Interleukin-37 mediates the antitumor activity in colon cancer through β-catenin suppression

Abstract

The occurrence and development of colon cancer is closely related to inflammation. Thus, we conducted the present retrospective study to investigate the effects of IL-37 (Interleukin 37), a newly identified anti-inflammatory factor, on colon cancer development. We first evaluated the IL-37 expression in 186 pairs of colon cancer samples and their adjacent normal mucosa by real-time PCR, ELISA (Enzyme-linked immunoassay) and tissue microarrays. Then the role of IL-37 on patient survival rates, colon cancer progression and their sensitivity to chemotherapy drugs were assessed. IL-37 was barely expressed in the colon cancer tissue but highly expressed in the adjacent normal tissue. The down-regulation of IL-37 was significantly correlated with the results of American Joint Committee on Cancer stage, nodal involvement, invasion depth, distant metastasis, differentiation and it was also shown to be an independent prognostic indicator of disease-free survival and overall survival for patients with colon cancer. Overexpression of IL-37 in colon cancer cell suppressed cell migration, invasion, proliferation, colony formation and cancer stem cells through suppressing β-catenin. IL-37 inhibited colon tumor formation in the mice model and sensitize the cancer cell to chemotherapy drugs. Our results showed that IL-37 plays an inhibitory role in colon cancer development and function as a novel prognostic indicator and a potential therapeutic target.

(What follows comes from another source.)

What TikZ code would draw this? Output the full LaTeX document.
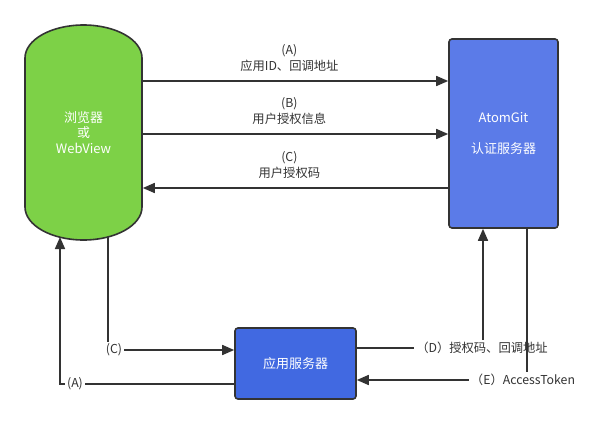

Keywords: IL-37; colon cancer; interleukin-37; β-catenin.

Figure 1. Lack of IL-37 expression correlated with the poor prognosis of colon cancer

(A) IL-37 mRNA levels in cancer tissues and adjacent normal tissues were determined by real-time PCR (n = 186). *P < 0.05. (B) IL-37 protein levels in cancer tissues (95% CI: 11.5–109.6 pg/mg) and adjacent normal tissues (95% CI: 119.1–216.9 pg/mg) were determined by ELISA (n = 186). Result is depicted as box plots; middle line indicates median; bottom of box, 25th percentile; and top of box, 75th percentile. *P < 0.05. (C) Representative figure for IL-37 protein levels in cancer tissues and adjacent normal tissues were determined by western blot. N: adjacent normal tissues; C: cancer tissues. (D) Kaplan-Meier survival curve of patients with negative, weak or strong expression of IL-37.

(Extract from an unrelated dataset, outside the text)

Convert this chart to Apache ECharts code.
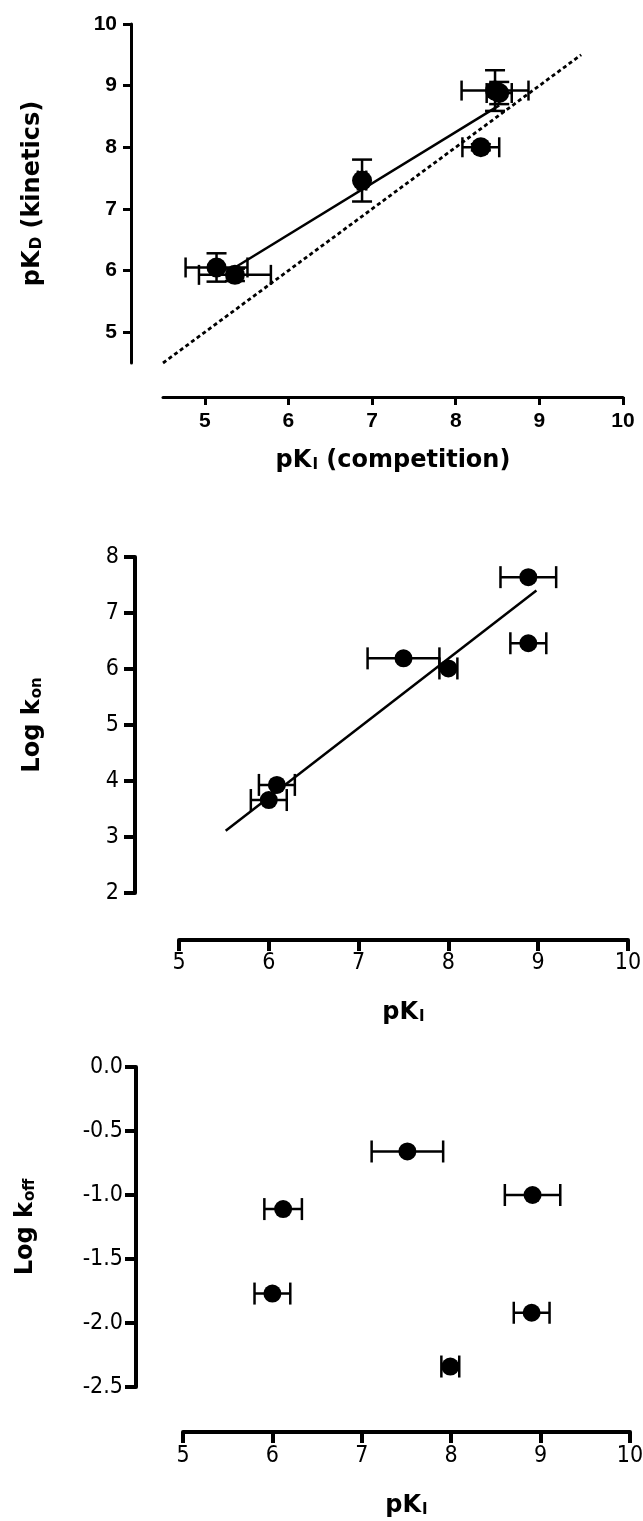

Figure 2. IL-37 suppresses colon cancer in a dose-dependent manner

(A) Wound healing assay of DLD1 and HT-29 cells with different concentrations of rhIL-37 protein (0, 1, 10, 100 ng/mL). n = 3. *P < 0.05. (B) Cell invasion assay of DLD1 and HT-29 cells with different concentrations of rhIL-37 protein (0, 1, 10, 100 ng/mL). n = 3. *P < 0.05. (C) Analysis of colon cancer cell apoptosis following treatment of rhIL-37. DLD1 and HT-29 cells were treated at the indicated doses, harvested, and stained with Annexin V-FITC and 7-AAD. Annexin V-FITC-positive apoptotic cells were determined by flow cytometry. n = 3. *P < 0.05. (D) The survival rate of DLD1 and HT-29 cells treated with different concentrations of rhIL-37 (0, 1, 10, 100 ng/mL) were analyzed. n = 3. *P < 0.05. (E) The clone formation number of DLD1 and HT-29 cells treated with different concentrations of rhIL-37 (0, 1, 10, 100 ng/mL) were analyzed. n = 3. *P < 0.05. (F) The percentage of CD44⁺CD133⁺ cancer stem cells of DLD1 and HT-29 cells treated with different concentrations of rhIL-37 (0, 1, 10, 100 ng/mL) were analyzed. n = 3. *P < 0.05.

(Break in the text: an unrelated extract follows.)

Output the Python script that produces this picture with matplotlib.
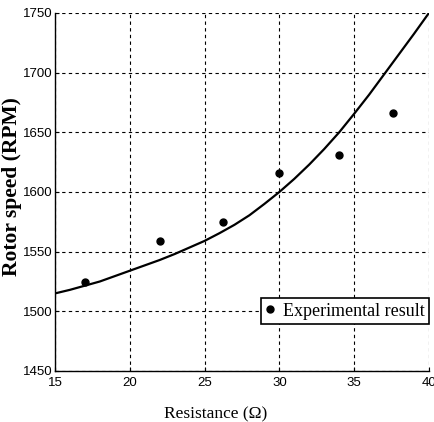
import matplotlib
matplotlib.use('Agg')
from matplotlib import pyplot as plt

# experimental measurements
resistance = [17, 22, 26.2, 30, 34, 37.6]
speed = [1524.5, 1559, 1575, 1616, 1631, 1666]

# fitted curve
curve_r = [15, 16, 17, 18, 19, 20, 21, 22, 23, 24, 25, 26, 27, 28, 29, 30,
           31, 32, 33, 34, 35, 36, 37, 38, 39, 40]
curve_speed = [1515, 1518, 1521.5, 1525, 1529.5, 1534, 1538.5, 1543, 1548,
               1553.5, 1559, 1565.5, 1572.5, 1580.5, 1590, 1600, 1611, 1623,
               1636, 1650, 1665.5, 1681.5, 1698.5, 1715.5, 1732.5, 1750]

xticks = [15, 20, 25, 30, 35, 40]
yticks = [1450, 1500, 1550, 1600, 1650, 1700, 1750]

tick_font = ['Liberation Sans Narrow', 'Liberation Sans', 'DejaVu Sans']
serif = ['Liberation Serif', 'DejaVu Serif']

fig = plt.figure(figsize=(4.35, 4.22), dpi=100)
ax = fig.add_axes([0.1264, 0.1209, 0.8596, 0.8483])

ax.plot(curve_r, curve_speed, color='black', linewidth=1.6)
pts, = ax.plot(resistance, speed, 'o', color='black', markersize=5,
               label='Experimental result')

ax.set_xlim(15, 40)
ax.set_ylim(1450, 1750)
ax.set_xticks(xticks)
ax.set_yticks(yticks)
ax.grid(True, color='black', linestyle=(0, (3, 3)), linewidth=0.8)

ax.spines['top'].set_visible(False)
ax.spines['right'].set_visible(False)
for s in ('left', 'bottom'):
    ax.spines[s].set_linewidth(1.0)
ax.tick_params(direction='in', length=3, width=0.8)
ax.tick_params(axis='x', pad=4)
ax.tick_params(axis='y', pad=2)
for lbl in ax.get_xticklabels() + ax.get_yticklabels():
    lbl.set_family(tick_font)
    lbl.set_fontsize(9.5)

ax.set_ylabel('Rotor speed (RPM)', family=serif, fontweight='bold',
              fontsize=15.5)
ax.yaxis.set_label_coords(-0.088, 0.515)
ax.set_xlabel('Resistance (\u03a9)', family=serif, fontsize=12.5)
ax.xaxis.set_label_coords(0.43, -0.1)

leg = ax.legend(handles=[pts], loc='lower right',
                bbox_to_anchor=(1.0, 0.131), prop={'family': serif, 'size': 13},
                fancybox=False, framealpha=1, edgecolor='black',
                handlelength=0.5, handletextpad=0.45, borderpad=0.25,
                borderaxespad=0)
leg.get_frame().set_linewidth(1.2)

plt.savefig('out.png', dpi=100)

Figure 3. IL-37 inhibits β-catenin expression in colon cancer cells

(A) The mRNA level of β-catenin was measured by qPCR. DLD1 and HT-29 cells were treated with 100 ng/mL rhIL-37. n = 3. *P < 0.05. (B) The protein level of β-catenin was measured by western blot. DLD1 and HT-29 cells were treated with 100 ng/mL rhIL-37. n = 3. *P < 0.05. (C–H) The wound healing, cell invasion, apoptosis, survival rate, clone formation capability and the percentage of cancer stem cells of cells overexpressing IL-37, β-catenin, both IL-37 and β-catenin or empty vector were analyzed. n = 3. *P < 0.05.

Figure 4. IL-37 suppresses colon tumorigenesis in vivo

The adeno-associated virus expressing IL-37 or GFP was administrated via tail-vein injection. The average tumor number per mice (A) and the tumor size (B) were analyzed. The nuclear translocation of β-catenin in the tumors was assessed by western blot (C). Tumor cells were isolated from the mice and then subjected to chemotherapeutic drugs treatment (D). n = 12. *P < 0.05.